I sold what I could on eBay. I took the books to a friend’s yard sale and looked at them on the ground there in a cardboard box before I finally realized there was nothing special about them at all.

The rest of the accumulation I pitched into boxes and dumped at my favorite local charity thrift store.

Not everything goes though. I’m not a minimalist counting up my possessions. Not yet anyway. The bus may not be huge, but it’s downright roomy compared to traveling with only a pack. We also have a storage unit for now. There are things I don’t want to throw away, but which also don’t belong in the bus. Like old photographs, which are probably the most exciting artifacts to stumble across in a moving dig.

It worries me sometimes that it’s always the same photographs I discover whenever I undertake these excavations. The photographs I have are a reasonable catalogue of my life from roughly when I dropped out of college until about 2001 when I switched to a digital camera. There are no physical artifacts documenting anything in my life for the last 15 years, save a handful of prints from our wedding.

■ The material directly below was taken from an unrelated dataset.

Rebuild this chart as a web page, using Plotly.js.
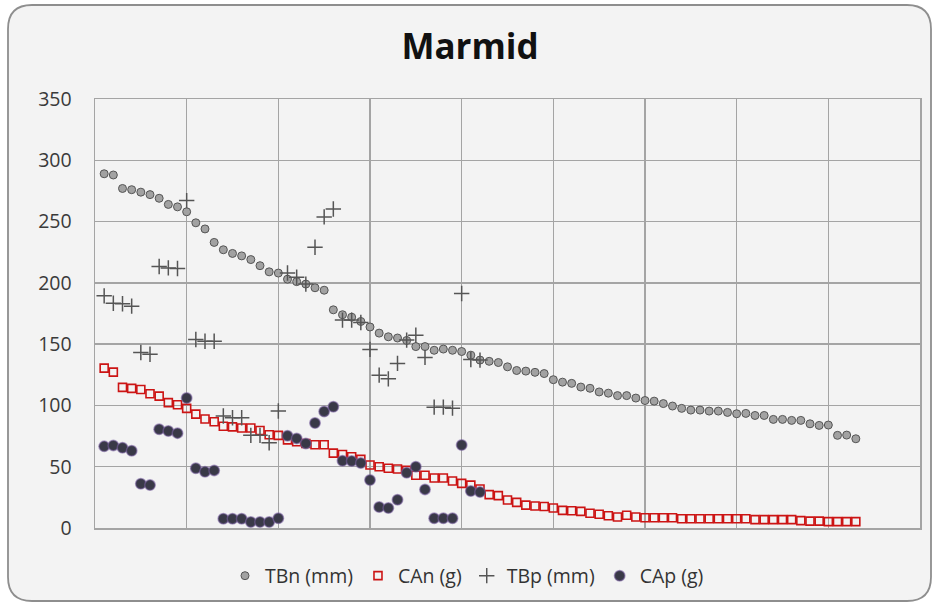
<!DOCTYPE html>
<html>
<head>
<meta charset="utf-8">
<script src="https://cdn.plot.ly/plotly-3.0.1.min.js"></script>
<style>
  html, body { margin: 0; padding: 0; background: #ffffff; }
  #chart { width: 937px; height: 605px; }
</style>
</head>
<body>
<div id="chart"></div>
<script>
// ---- data ----
var chartTitle = "Marmid";
var seriesNames = ["TBn (mm)", "CAn (g)", "TBp (mm)", "CAp (g)"];

var TBn = [289, 288, 277, 276, 274, 272, 269, 264, 262, 258,
           249, 244, 233, 227, 224, 222, 219, 214, 209, 208,
           203, 201, 199, 196, 194, 178, 174, 172, 168.5, 164,
           159, 156, 155, 153, 148, 148, 145, 146, 145, 144,
           141, 137, 136, 135, 131.5, 128.5, 128, 127, 126, 121,
           119, 118, 115, 114, 111, 110, 108, 108, 106, 104,
           103.5, 101.5, 99.5, 97.6, 96.2, 96.2, 95.4, 95.4, 94.3, 93.2,
           93.5, 91.8, 91.8, 88.6, 88.6, 87.8, 87.8, 85, 83.7, 84,
           75.6, 75.8, 72.8];

var CAn = [130.4, 127.2, 114.7, 113.9, 113, 109.5, 107.6, 102.3, 100.5, 97.6,
           92.9, 88.9, 86.7, 83, 82.5, 81.6, 81.6, 79.5, 76.1, 75.6,
           71.9, 70.4, 69, 67.9, 67.9, 61.1, 60, 58.1, 56, 51.4,
           50, 48.7, 48.1, 47, 43, 43, 40.8, 40.8, 38.3, 36.4,
           35, 31.8, 27.2, 26.4, 22.8, 20.9, 18.7, 17.9, 17.6, 16.3,
           14.4, 14.1, 13.6, 12, 11.2, 10, 9, 10.4, 9, 8.4,
           8.4, 8.4, 8.4, 7.6, 7.6, 7.6, 7.6, 7.6, 7.6, 7.6,
           7.6, 6.8, 6.8, 6.8, 6.8, 6.8, 6.0, 5.6, 5.6, 5.2,
           5.2, 5.2, 5.2];

var TBp = [189.4, 183.4, 182.9, 181, 143.2, 141.8, 213.3, 212.2, 211.7, 267.1,
           153.8, 152.4, 152.4, 91.4, 90, 90, 75.6, 75.6, 69.5, 95.4,
           208, 204.6, 199, 229, 253.8, 260.3, 169.6, 169.6, 167.7, 145.7,
           124.7, 121.7, 134.3, 153.3, 157.3, 139.2, 98.6, 98.6, 97.8, 191.3,
           137.5, 137];

var CAp = [66.6, 67.4, 65.5, 63, 36.1, 35, 80.5, 79.1, 77.4, 106,
           48.7, 45.9, 47, 7.6, 7.6, 7.6, 4.9, 4.9, 4.9, 7.9,
           75.2, 73.1, 69, 85.6, 95.1, 98.9, 54.9, 54.6, 53, 39.1,
           17.1, 16.3, 23.1, 45.1, 50, 31.5, 7.9, 7.9, 7.9, 67.7,
           30.2, 29.3];

var yTicks = [0, 50, 100, 150, 200, 250, 300, 350];

// observation numbers (1..n) used as x positions
function obs(arr) { return arr.map(function (v, i) { return i + 1; }); }

var traces = [
  { name: seriesNames[0], x: obs(TBn), y: TBn, type: 'scatter', mode: 'markers',
    marker: { symbol: 'circle', size: 8, color: '#a2a2a2', line: { color: '#555555', width: 1 } } },
  { name: seriesNames[1], x: obs(CAn), y: CAn, type: 'scatter', mode: 'markers',
    marker: { symbol: 'square-open', size: 8, color: '#cc1414', line: { color: '#cc1414', width: 1.6 } } },
  { name: seriesNames[2], x: obs(TBp), y: TBp, type: 'scatter', mode: 'markers',
    marker: { symbol: 'cross-thin-open', size: 11, color: '#555555', line: { color: '#555555', width: 1.5 } } },
  { name: seriesNames[3], x: obs(CAp), y: CAp, type: 'scatter', mode: 'markers',
    marker: { symbol: 'circle', size: 10.5, color: '#393947', line: { color: 'rgba(120,95,160,0.55)', width: 1.5 } } }
];

// geometry helpers (pixel -> paper coordinates)
var W = 937, H = 605, mL = 95, mR = 17, mT = 99, mB = 77;
var pw = W - mL - mR, ph = H - mT - mB;
function px(x) { return (x - mL) / pw; }
function py(y) { return (H - mB - y) / ph; }
function roundRect(l, t, r, b, rad) {
  var rx = rad / pw, ry = rad / ph;
  var L = px(l), R = px(r), T = py(t), B = py(b);
  return 'M' + (L + rx) + ',' + T +
         ' L' + (R - rx) + ',' + T +
         ' Q' + R + ',' + T + ' ' + R + ',' + (T - ry) +
         ' L' + R + ',' + (B + ry) +
         ' Q' + R + ',' + B + ' ' + (R - rx) + ',' + B +
         ' L' + (L + rx) + ',' + B +
         ' Q' + L + ',' + B + ' ' + L + ',' + (B + ry) +
         ' L' + L + ',' + (T - ry) +
         ' Q' + L + ',' + T + ' ' + (L + rx) + ',' + T + ' Z';
}

var layout = {
  width: W, height: H,
  margin: { l: mL, r: mR, t: mT, b: mB, autoexpand: false },
  paper_bgcolor: '#ffffff',
  plot_bgcolor: 'rgba(0,0,0,0)',
  font: { family: 'Open Sans, Lato, sans-serif', color: '#333333' },
  title: { text: '<b>' + chartTitle + '</b>', x: 470 / W, xref: 'container', xanchor: 'center',
           y: 1 - 47 / H, yref: 'container', yanchor: 'middle',
           font: { family: 'Open Sans, sans-serif', size: 35, color: '#111111' } },
  xaxis: { range: [0, 90], dtick: 10, tick0: 0, showticklabels: false, ticks: '',
           showgrid: true, gridcolor: '#a4a4a4', gridwidth: 1.5, zeroline: false,
           showline: true, mirror: true, linecolor: '#a4a4a4', linewidth: 1.5, fixedrange: true },
  yaxis: { range: [0, 350], tickvals: yTicks, ticks: '', ticklabelstandoff: 18,
           tickfont: { size: 19.5, color: '#3a3a3a' },
           showgrid: true, gridcolor: '#a4a4a4', gridwidth: 1.5, zeroline: false,
           showline: true, mirror: true, linecolor: '#a4a4a4', linewidth: 1.5, fixedrange: true },
  showlegend: true,
  legend: { orientation: 'h', x: px(467), xanchor: 'center',
            y: py(576), yanchor: 'middle',
            font: { size: 19.5, color: '#333333' }, bgcolor: 'rgba(0,0,0,0)' },
  shapes: [
    { type: 'path', xref: 'paper', yref: 'paper', layer: 'below',
      path: roundRect(8, 5, 931, 601, 24),
      fillcolor: '#f3f3f3', line: { color: '#8e8e8e', width: 1.8 } }
  ]
};

Plotly.newPlot('chart', traces, layout, { displayModeBar: false, staticPlot: true });
</script>
</body>
</html>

On the plus side this keeps the entirety of my photo collection to single shoe box. But I wonder. I wonder how much fun it will be to dig through your parent’s hard drive in search of your youth. Will the hard drive even spin 50 years from now? Will there be an operating system and image viewers capable of reading all those zeros and ones? Do you have anything that could read the tape archives of 50 years ago?

I don’t normally advocate for buying stuff, but a Fuji Instax printer is on our short list of trip purchases. I want to leave my kids a record of their childhood that exists outside these digital walls.

That’s always the hard part of these excavations, figuring out what actually has personal value and what doesn’t. I find I’m often wrong. I thought the banjo and the books had value to me, but they don’t. Five years ago I almost threw out the photos. Now they’re the only thing I keep around.

Thoughts?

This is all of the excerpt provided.